Publishers all care very much about the impact of their journalism, but finding a clear line from a story to an outcome is much harder than it might seem.

Perhaps the problem is the media-centric perspective of that question. Perhaps the answer is more about what impact people are having on the subjects of the journalism they consume.


About the data

Kaleida analyses coverage from leading publishers in the US and UK. We’re looking at how they treat their stories, clustering articles from different publishers, connecting coverage to other data sources, tracking how coverage gets shared on Facebook over time, etc.

So far, we’ve collected and analysed half a million articles from about 20 news organisations, built profiles for about 100,000 subjects and tracked nearly 1 billion Facebook shares.

In our initial research on this idea we’ve only seen the correlation on aggregate data.

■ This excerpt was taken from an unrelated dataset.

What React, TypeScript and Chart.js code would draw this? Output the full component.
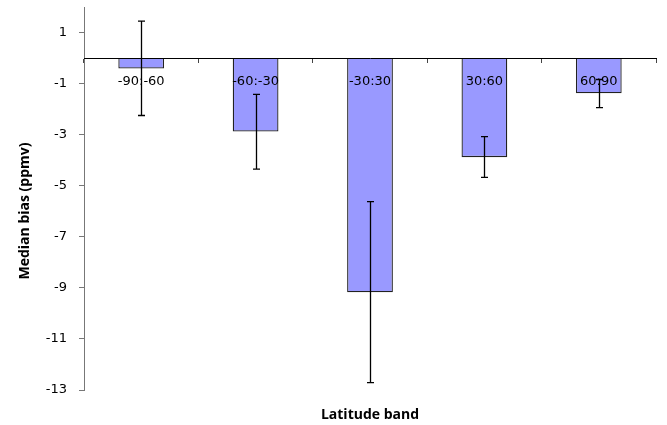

In the same way that we’ve found that sentiment analysis works in aggregate much better than it does on a single story, we see the pattern on groups of companies but not on any single company’s stock price.

Sainsbury’s, for example, doesn’t show the pattern on its own. The FTSE 100 index, however, fluctuates inversely proportionate to the sharing patterns of all articles about FTSE 100 companies.

It’s also true that networks of things appear to rise and fall together.

In this case, where we’re looking at changes in stock price, the FTSE 100 overall seems to be affected by the sectors that get the most media coverage — supermarkets, retail, fashion, and travel. Companies in those sectors are in the news more, and the stories about them are shared more on Facebook.

This collective rise and fall is similar to the way Trump affects his daughter’s fashion businesses with the attention he draws.